Covid-19: The unravelling of the Nigerian elite

THE extant coranavirus (Covid-19) global pandemic has exposed the underbelly of the country, and especially that of the elite that control its politics and the economy. And the revelation is damning: it shows emptiness and virtual absence of substance. It is now evident that the pervasive complaint of infrastructure deficits is not limited to the much-talked-about sectors such as power, transport, water and so on; it also includes a critical and sensitive sector like health. This is not totally surprising as Nigerians had constantly mouthed issues around hospitals in the country. But certainly, only a few of them appreciated the enormity of the challenges in the health sector, which the outbreak of Covid-19 has now brought to the fore.  The infrastructure deficit is so grim that hospitals are barely coping with routine medical care, let alone being in a proper shape to respond to novel medical emergencies.

For instance,  Nigeria with a population of about 200 million reportedly has less than 500 ventilators for Covid-19 patients even when it somewhat had a leeway to prepare: the country did not have the index case until about two months after the outbreak of the  virus was reported in some major cities of the world. The sloppy official response is painful and embarrassing, but it is really not surprising as most of the elite do not use Nigerian hospitals and therefore do not care about putting in place functional hospitals. For instance, the medical records of a very senior aide to President Muhammadu Buhari who is already diagnosed with Covid-19 had to be obtained from the United Kingdom (UK) in order for doctors to proceed with his treatment. And it is common knowledge that should the need arise for his principal’s medical records any time; the same would still have to be retrieved from the UK.  Thus, in such a circumstance, it would be difficult to expect that any meaningful official attention would be paid to the health sector in the country.
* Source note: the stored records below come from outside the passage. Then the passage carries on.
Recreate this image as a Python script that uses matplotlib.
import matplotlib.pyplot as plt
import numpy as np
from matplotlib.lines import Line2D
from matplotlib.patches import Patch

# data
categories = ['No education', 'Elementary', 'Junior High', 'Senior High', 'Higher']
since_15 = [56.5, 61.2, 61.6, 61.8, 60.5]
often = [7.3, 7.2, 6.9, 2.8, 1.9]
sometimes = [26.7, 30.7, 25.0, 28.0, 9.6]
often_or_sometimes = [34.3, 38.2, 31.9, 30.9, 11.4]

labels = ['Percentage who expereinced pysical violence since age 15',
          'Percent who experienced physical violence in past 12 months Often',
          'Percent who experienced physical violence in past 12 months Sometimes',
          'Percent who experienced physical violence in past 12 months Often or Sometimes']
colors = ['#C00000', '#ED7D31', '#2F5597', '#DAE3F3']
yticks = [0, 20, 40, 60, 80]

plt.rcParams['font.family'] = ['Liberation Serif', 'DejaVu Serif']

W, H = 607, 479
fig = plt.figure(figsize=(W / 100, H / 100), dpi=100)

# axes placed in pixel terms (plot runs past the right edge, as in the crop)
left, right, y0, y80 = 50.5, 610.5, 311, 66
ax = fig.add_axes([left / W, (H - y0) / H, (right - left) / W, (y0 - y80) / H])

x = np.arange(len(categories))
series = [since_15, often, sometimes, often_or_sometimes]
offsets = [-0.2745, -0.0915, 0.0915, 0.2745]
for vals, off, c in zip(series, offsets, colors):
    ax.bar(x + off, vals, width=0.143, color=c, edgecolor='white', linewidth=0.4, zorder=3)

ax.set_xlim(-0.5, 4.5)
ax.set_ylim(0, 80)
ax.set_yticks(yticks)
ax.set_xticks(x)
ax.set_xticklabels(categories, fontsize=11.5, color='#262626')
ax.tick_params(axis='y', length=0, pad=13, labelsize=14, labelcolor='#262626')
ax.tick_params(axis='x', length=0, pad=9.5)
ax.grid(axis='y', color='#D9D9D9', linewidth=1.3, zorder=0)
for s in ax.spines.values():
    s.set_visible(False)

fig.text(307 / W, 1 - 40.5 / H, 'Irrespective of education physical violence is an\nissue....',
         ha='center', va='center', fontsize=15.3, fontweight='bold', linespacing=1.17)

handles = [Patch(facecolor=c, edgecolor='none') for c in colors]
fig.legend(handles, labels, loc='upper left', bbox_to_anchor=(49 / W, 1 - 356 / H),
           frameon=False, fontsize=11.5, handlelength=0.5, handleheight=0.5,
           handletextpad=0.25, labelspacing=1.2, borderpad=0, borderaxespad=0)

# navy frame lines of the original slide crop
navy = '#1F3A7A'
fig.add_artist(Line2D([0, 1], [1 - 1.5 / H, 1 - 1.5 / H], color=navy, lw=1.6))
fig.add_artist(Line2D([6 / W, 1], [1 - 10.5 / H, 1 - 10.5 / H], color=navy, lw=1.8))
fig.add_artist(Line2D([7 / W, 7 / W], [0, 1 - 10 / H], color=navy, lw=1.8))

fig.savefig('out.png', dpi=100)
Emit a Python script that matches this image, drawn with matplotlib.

Sadly, it would appear as if the elite have yet to recognize that Covid-19 is a leveller that does not discriminate between the rich and the poor, as some privileged persons were reportedly displaying their characteristic ‘bigmanism’. Or how do you interpret the alleged refusal of some federal lawmakers to submit themselves for coronavirus testing upon arrival in Nigeria from abroad?  The lawmakers’ alleged irresponsible disposition smacks of naivety or sheer wickedness because it was some of the elite in the public and private sectors that globe-trot that brought Covid-19 to the masses in the first place. Are they deliberately trying to put the country at a veritable risk of community transmission by refusing to be tested?


If Covid-19 were not a  non-discriminatory global pandemic, perhaps the elite who did not provide functional hospitals and did little or nothing to improve the standard of living of the masses would have seen the disease as a punishment for the poor for their moral failings. It is rather unfortunate that regardless of their party affiliation, the Nigerian elite are selfish, myopic and ignorant; they do not know what it means to be elite.  For instance, despite the public outcry against the purchase, and at a time when national concern should be about defeating Covid-19 global pandemic, the House of Representatives has reportedly received 400 units of Toyota Camry 2020 model luxury cars which it ordered for distribution to lawmakers as utility cars.

Yes, the cars might have been ordered before the advent of the coronavirus pandemic, but can’t the delivery be delayed or the order cancelled outright in deference to the ravaging disease that poses existential challenge to Nigerians and which has also altered in a significant and negative manner, some of the fundamentals that dictate the direction of the country’s economy?  Nonetheless, in a way, it is good that the political elite have shown their compatriots how selfish and tactless they can be through unabashed display of insensitivity and misplacement of priorities.  It is now clear and not difficult to fathom why public goods and services, including the much needed medical services at this perilous time, can hardly be delivered efficiently and effectively.  The truth is that they are clearly very low in the pecking order of the elite.

While some privileged Nigerians, at least to some extent, brought the current travail upon the masses, the response of some of them from the public and private sectors has been lacklustre.  It took Jack Ma of China, the 55-year-old billionaire co-founder of Alibaba Business Group, to blaze the trail by donating test kits, face mask, and so on. It is nonetheless gladdening that few private sector billionaires in the country have started to join in the official efforts to combat the disease even if some of them had to be criticised and prodded before they started to step up with reliefs and financial support. What the virus that is gradually but  frighteningly despoiling the country has done, in addition to engendering a regime of fear  in all and a traumatic experience by its victims, is to unravel  some of the country’s elite for what they are: an insensitive and self-centred bunch.

But is it not ironic that those who can afford to go and had always gone everywhere and anywhere to seek solution to their medical issues seem to have nowhere to go at this moment? That is why it is hoped that an end will come presently to the Covid-19 pandemic and that the discerning elite would have realised that it is in their enlightened self-interest to apply the country’s collective patrimony to re-establish a truly functional society that can cater to the welfare of all, irrespective of social and economic status.